Talk:Proposal Page Tabled Memory and Event Layout
Fixed Sized Memory Chunks
Having fixed size chunks of memory and pointers to them can be better than copying data around, and may work better than malloc/free of memory. A fixed size will not cause memory fragmentation. However, overall I think the proposal is too vague. The devil is in the detail.
- In my SlippyPanel plugin module, I use blocks too. My block size is determined by the sound card (512 samples). Looping is achieved without a click by fading out the last packet and fading in the next one. This leads to audible drops in sound level at the boundary, but still is a lot better than a click. Perhaps better would be a crossfade from one to the other, i.e. playing two blocks at the same time, and perhaps better still a smart join where an instant excision repair is done to avoid a click. I currently can only loop at 10ms boundaries.
- This proposal implies looping at 10ms boundaries (only). Is that acceptable? Maybe not, if we have sounds with sharp onset.
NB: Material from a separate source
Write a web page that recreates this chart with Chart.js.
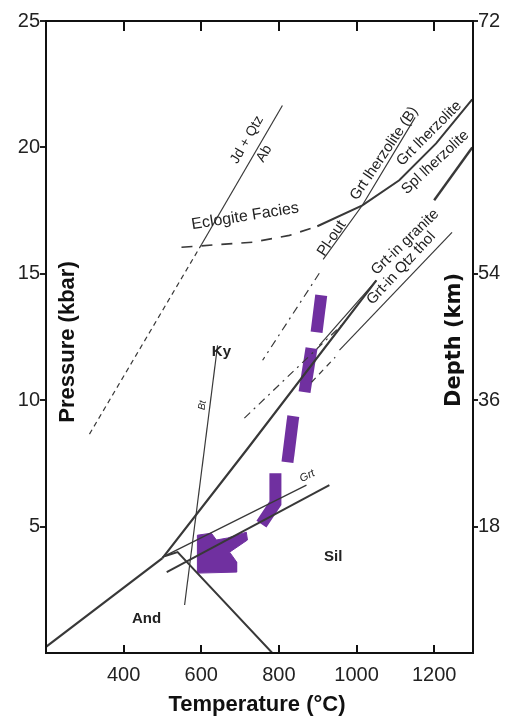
<!DOCTYPE html>
<html><head><meta charset="utf-8">
<script src="https://cdn.jsdelivr.net/npm/chart.js@4.4.0/dist/chart.umd.min.js"></script>
<style>html,body{margin:0;padding:0;background:#fff;}canvas{display:block;}</style>
</head><body>
<canvas id="c" width="509" height="718"></canvas>
<script>
// ---- axis ticks ----
const tempTicks = [400, 600, 800, 1000, 1200];
const pressureTicks = [5, 10, 15, 20, 25];
const depthTickPressures = [5, 10, 15, 25];
const depthTickLabels = ['18', '36', '54', '72'];

// ---- reaction lines [T (°C), P (kbar)] ----
const andKy = [[200, 0.24], [500, 3.75]];
const kySil = [[500, 3.75], [720, 8.1], [1051, 14.74]];
const andSil = [[505, 3.83], [539, 3.99], [783, 0]];
const btLine = [[642, 12.17], [557, 1.9]];
const grtUpper = [[500, 3.79], [871, 6.64]];
const grtLower = [[511, 3.2], [930, 6.64]];
const jdQtzAb = [[601, 16.17], [809, 21.66]];
const jdDashed = [[312, 8.66], [601, 16.17]];
const eclogiteDashed = [[549, 16.05], [732, 16.25], [827, 16.52], [899, 16.88]];
const grtLherz = [[899, 16.88], [1015, 17.71], [1110, 18.7], [1205, 20.16], [1298, 21.9]];
const splLherz = [[1200, 17.91], [1298, 20.0]];
const plOut = [[914, 15.57], [1015, 17.71], [1151, 21.19]];
const plOutDashed = [[904, 15.02], [758, 11.58]];
const dashB = [[711, 9.29], [961, 12.96]];
const dashC = [[884, 10.71], [945, 11.7]];
const grtInGranite = [[904, 12.17], [1051, 14.74]];
const grtInQtzThol = [[956, 11.98], [1246, 16.64]];

// ---- P-T path (purple) ----
const pathDash1 = [[909, 14.15], [897, 12.69]];
const pathDash2 = [[884, 12.06], [866, 10.32]];
const pathDash3 = [[837, 9.37], [822, 7.55]];
const pathDash4 = [[791, 7.11], [791, 5.93], [755, 5.10]];
const arrowHead = [[590, 4.66], [626, 4.74], [639, 4.47], [668, 4.55], [716, 4.78], [719, 4.47],
                   [673, 3.99], [691, 3.60], [691, 3.20], [590, 3.16], [590, 4.66]];

// ---- text labels ----
const labels = [
  {t: 'Jd + Qtz', x: 718, y: 20.3, a: -60, f: '14px'},
  {t: 'Ab', x: 762, y: 19.75, a: -60, f: '14px'},
  {t: 'Eclogite Facies', x: 713, y: 17.27, a: -9, f: '16px'},
  {t: 'Grt lherzolite (B)', x: 1071, y: 19.76, a: -56, f: '15px'},
  {t: 'Pl-out', x: 936, y: 16.4, a: -56, f: '15px'},
  {t: 'Grt lherzolite', x: 1187, y: 20.55, a: -45, f: '15px'},
  {t: 'Spl lherzolite', x: 1203, y: 19.41, a: -43, f: '15px'},
  {t: 'Grt-in granite', x: 1125, y: 16.25, a: -44, f: '15px'},
  {t: 'Grt-in Qtz thol', x: 1115, y: 15.22, a: -47, f: '15px'},
  {t: 'Ky', x: 652, y: 11.9, a: 0, f: 'bold 15px'},
  {t: 'Sil', x: 940, y: 3.79, a: 0, f: 'bold 15px'},
  {t: 'And', x: 459, y: 1.34, a: 0, f: 'bold 15px'},
  {t: 'Bt', x: 603, y: 9.8, a: -82, f: 'italic 10px'},
  {t: 'Grt', x: 873, y: 7.0, a: -27, f: 'italic 11px'}
];

const FAM = '"Liberation Sans", Arial, sans-serif';
const LINE = '#383838';
const PURPLE = '#7030A0';

function pts(a) { return a.map(p => ({x: p[0], y: p[1]})); }
function ln(a, w, dash, color) {
  return {data: pts(a), showLine: true, pointRadius: 0, borderWidth: w, borderColor: color || LINE,
          borderDash: dash || [], fill: false, tension: 0, borderCapStyle: 'butt'};
}

const datasets = [
  ln(andKy, 2.2), ln(kySil, 2.2), ln(andSil, 2), ln(btLine, 1.2),
  ln(grtUpper, 1.3), ln(grtLower, 2), ln(jdQtzAb, 1.2), ln(jdDashed, 1.2, [5, 4]),
  ln(eclogiteDashed, 1.6, [11, 9]), ln(grtLherz, 2), ln(splLherz, 2.4),
  ln(plOut, 1.2), ln(plOutDashed, 1.2, [8, 5, 2, 5]), ln(dashB, 1.2, [8, 5, 2, 5]),
  ln(dashC, 1.2, [6, 5]), ln(grtInGranite, 1.2), ln(grtInQtzThol, 1.2),
  ln(pathDash1, 12, null, PURPLE), ln(pathDash2, 12, null, PURPLE),
  ln(pathDash3, 12, null, PURPLE), ln(pathDash4, 12, null, PURPLE),
  Object.assign(ln(arrowHead, 1, null, PURPLE), {fill: 'shape', backgroundColor: PURPLE, borderJoinStyle: 'miter'})
];

const decor = {
  id: 'decor',
  afterDatasetsDraw(chart) {
    const {ctx, chartArea: ca, scales} = chart;
    const xs = scales.x, ys = scales.y;
    ctx.save();
    ctx.fillStyle = '#222';
    ctx.textAlign = 'center';
    ctx.textBaseline = 'middle';
    labels.forEach(l => {
      ctx.save();
      ctx.translate(xs.getPixelForValue(l.x), ys.getPixelForValue(l.y));
      ctx.rotate(l.a * Math.PI / 180);
      ctx.font = l.f + ' ' + FAM;
      ctx.fillText(l.t, 0, 0);
      ctx.restore();
    });
    ctx.strokeStyle = '#111';
    ctx.lineWidth = 2;
    ctx.strokeRect(ca.left, ca.top, ca.right - ca.left, ca.bottom - ca.top);
    tempTicks.forEach(v => {
      const px = Math.round(xs.getPixelForValue(v));
      ctx.beginPath();
      ctx.moveTo(px, ca.top); ctx.lineTo(px, ca.top + 10);
      ctx.moveTo(px, ca.bottom); ctx.lineTo(px, ca.bottom - 8);
      ctx.stroke();
    });
    ctx.fillStyle = '#111';
    ctx.font = 'bold 22px ' + FAM;
    ctx.save();
    ctx.translate(68, 342); ctx.rotate(-Math.PI / 2);
    ctx.fillText('Pressure (kbar)', 0, 0);
    ctx.restore();
    ctx.save();
    ctx.font = 'bold 21px "DejaVu Sans", sans-serif';
    ctx.translate(455, 340); ctx.rotate(-Math.PI / 2);
    ctx.fillText('Depth (km)', 0, 0);
    ctx.restore();
    ctx.fillText('Temperature (°C)', 257, 705);
    ctx.restore();
  }
};

new Chart(document.getElementById('c'), {
  type: 'scatter',
  data: {datasets},
  plugins: [decor],
  options: {
    responsive: false, animation: false, devicePixelRatio: 1,
    layout: {padding: {top: 21, left: 0, right: 0, bottom: 0}},
    plugins: {legend: {display: false}, tooltip: {enabled: false}},
    scales: {
      x: {
        type: 'linear', min: 200, max: 1300,
        afterBuildTicks: s => { s.ticks = tempTicks.map(v => ({value: v})); },
        afterFit: s => { s.height = 65; },
        grid: {display: false, drawTicks: false}, border: {display: false},
        ticks: {font: {size: 20, family: FAM}, color: '#222', padding: 10, maxRotation: 0, autoSkip: false,
                callback: v => String(v)}
      },
      y: {
        type: 'linear', position: 'left', min: 0, max: 25,
        afterBuildTicks: s => { s.ticks = pressureTicks.map(v => ({value: v})); },
        afterFit: s => { s.width = 46; },
        grid: {drawOnChartArea: false, drawTicks: true, tickLength: 6, color: '#222', lineWidth: 2},
        border: {display: false},
        ticks: {font: {size: 20, family: FAM}, color: '#222', padding: 0, autoSkip: false,
                callback: v => String(v)}
      },
      y2: {
        type: 'linear', position: 'right', min: 0, max: 25,
        afterBuildTicks: s => { s.ticks = depthTickPressures.map(v => ({value: v})); },
        afterFit: s => { s.width = 36; },
        grid: {drawOnChartArea: false, drawTicks: true, tickLength: 5, color: '#222', lineWidth: 2},
        border: {display: false},
        ticks: {font: {size: 20, family: FAM}, color: '#222', padding: 0, autoSkip: false,
                callback: v => depthTickLabels[depthTickPressures.indexOf(v)]}
      }
    }
  }
});
</script>
</body></html>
- The proposal looks only at sample data. What about envelope data? What about summary data (used in drawing the waveform)? Whether these are 'in the chunk' or in their own chunks matters a lot to implementation. Also do we treat stereo left and right as two chunks or do we interleave?
- How much processing do we allow actually during output? For example, do we allow equalization on output? The more processing we allow during output the lower the latency between a change in a parameter and it taking effect, but also the higher the risk of underruns.
- Mp3 encoding also uses blocks, and FFTs will have overlapping blocks. Working at block boundaries in mp3 allows for lossless rearrangement. We can't set those block sizes. Our block size might not match the block size of the sound device either. So we may still need code to merge and split blocks of different sizes. So do fixed block sizes gain us anything?
- An alternative to fixed block sizes is to set a lower size and upper size for any block. The lower size guarantees that the overhead for switching blocks will be a small proportion of the time spent on the block. The upper size puts a limit on (a) how much copying must be done when making new block boundaries and (b) how much wasted 'unused space' we allow per block.
31 bit Events
Events encoded as 31 bits initially sound like there will be more than enough, but then we have to consider that there will be parameters with events, such as 'Go back by 12 packets', or 'set amplification to 37%'. We have a classic instruction encoding design decision. Again the devil is in the detail.
- What events do we support?
- Fixed length encoding could save us mutex work, where we can 'change the instruction with one atomic write'. However this does tempt us to write code that makes possibly invalid assumptions about relative speed of threads. There needs to be a discipline to how we change the play queue, for example a strategy where increases or decreases in length are 'optimistic' - we request the change, but do not assume that it was actioned before the 'play head' reached the relevant point where it makes a difference. The 'play head' could have proceeded on the old path. So we can do an atomic write, but our coding discipline means we then need to test whether we did indeed do it in time.
Higher Level API needed
The proposed design needs to be complemented by a high level design, an API that shows us what we can do with the sound, an API that hides the implementation detail of whether we have blocks at all, and if so whether blocks are fixed size or not, interleaved or not, and whether we are single or multithreaded.
- The proposal, especially the event codes, are pushing towards an implicit language for representing flow of audio and control data with annotation for what can be done in parallel, what serial, what can be precomputed, what should be done on demand, and where data should live (memory, disk, SSE registers, GPU). We should make that language explicit.
- When we have that language, we should look at tools that convert it to a chosen lower level design, translating audio streams to queues of blocks and chosen function calls into event tokens of certain kinds. That may sound complicated, but it is a lot better than doing it all by hand. We could choose, for example, to have a one to one correspondence between event codes and function names.
- Why do it this way? The high level API is likely to be simpler and show more clearly what we are trying to achieve. The implementation detail is something we may wish to change and tweak.